Water Level on 6/23: 620.12 (+3.12)

Lake Texoma

Fishing Report from TPWD (Jun. 19)

GOOD. Water stained; 75 degrees; 3.56 feet above pool. Striper fishing is great on live bait anchoring on humps in 20-30 feet of water and drifting flats in 15-25 feet of water. Topwaters are working early in the backs of creeks and along river channels. Catfish are good on cut shad and prepared baits. Channels are on the rocks and shallow flats in 10-20 feet of water. Blue catfish are on deep humps in 40-50 feet of water. Bass are slow on shallow crankbaits and top waters early along the banks. Look for bass in the shade during the day near docks in 8-15 feet of water. Shad fry are everywhere so downsize baits to catch numbers.
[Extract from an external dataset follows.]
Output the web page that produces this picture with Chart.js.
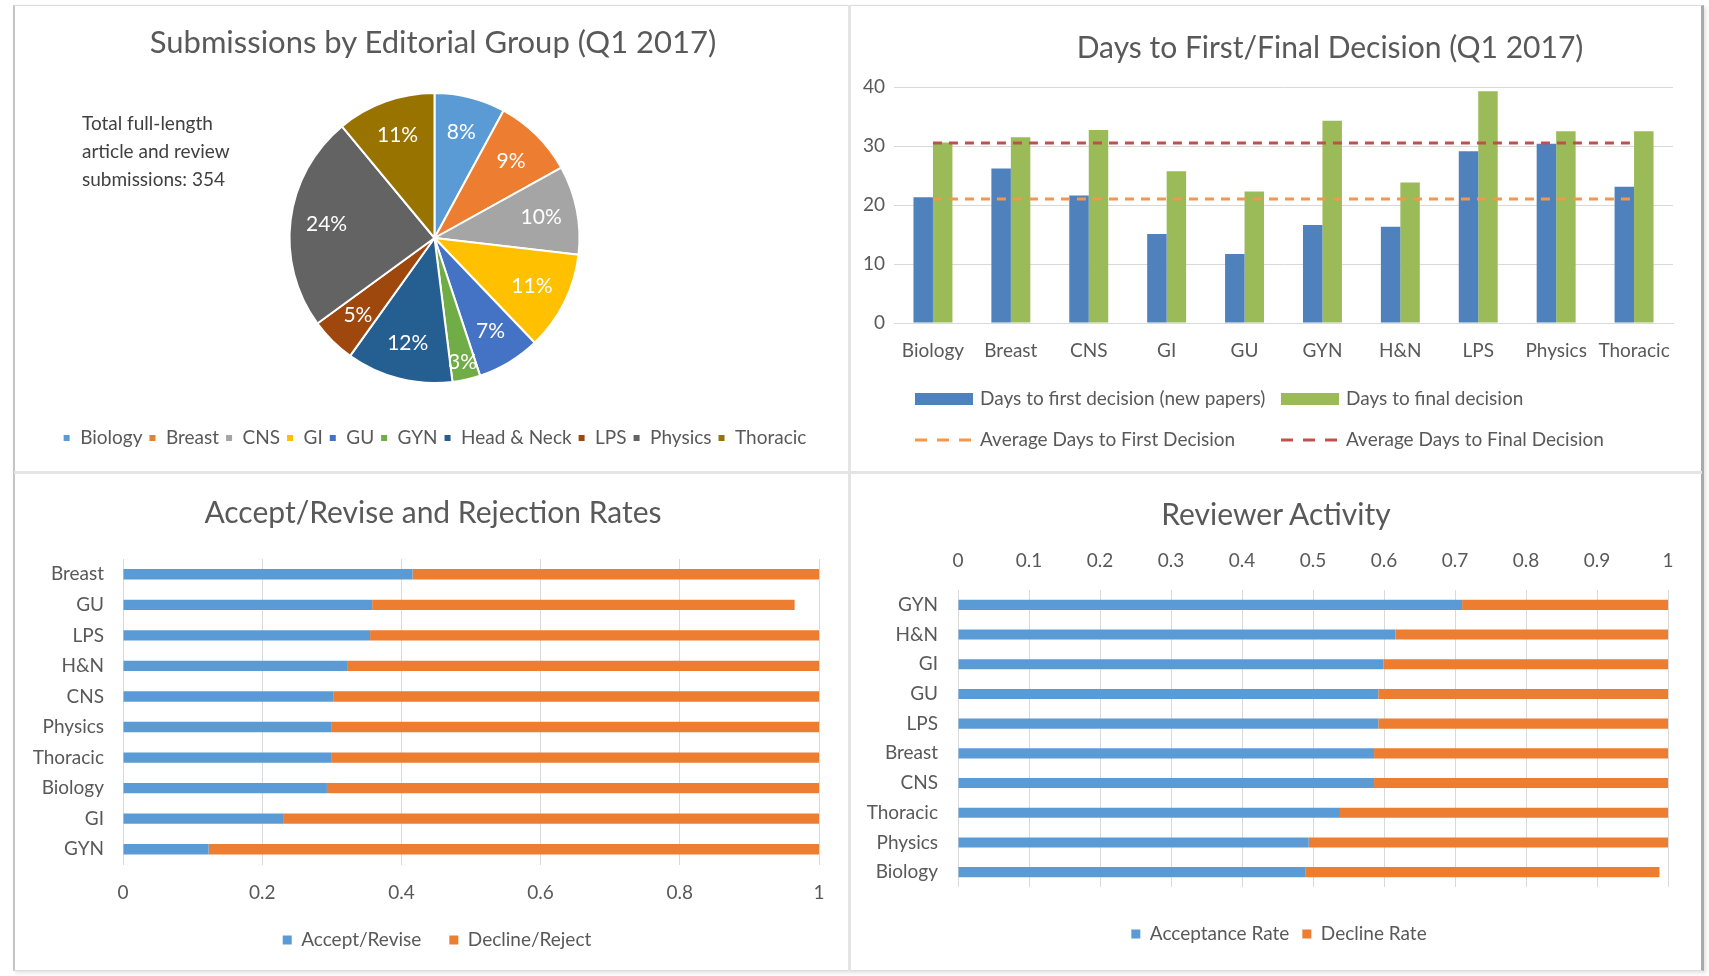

Crappie are slow on jigs and minnows near docks and on brush piles using electronics to spot active fish in 10-18 feet of water. Report by Jacob Orr, Guaranteed Guide Service Lake Texoma. Water level continues to be high. Smaller striped bass are surfacing feeding on shad hitting topwaters and swimbaits. Slab bite is starting to turn on producing better quality fish in big schools in deep water. The slab bite will only improve. Report by John Blasingame, Adventure Texoma Outdoors.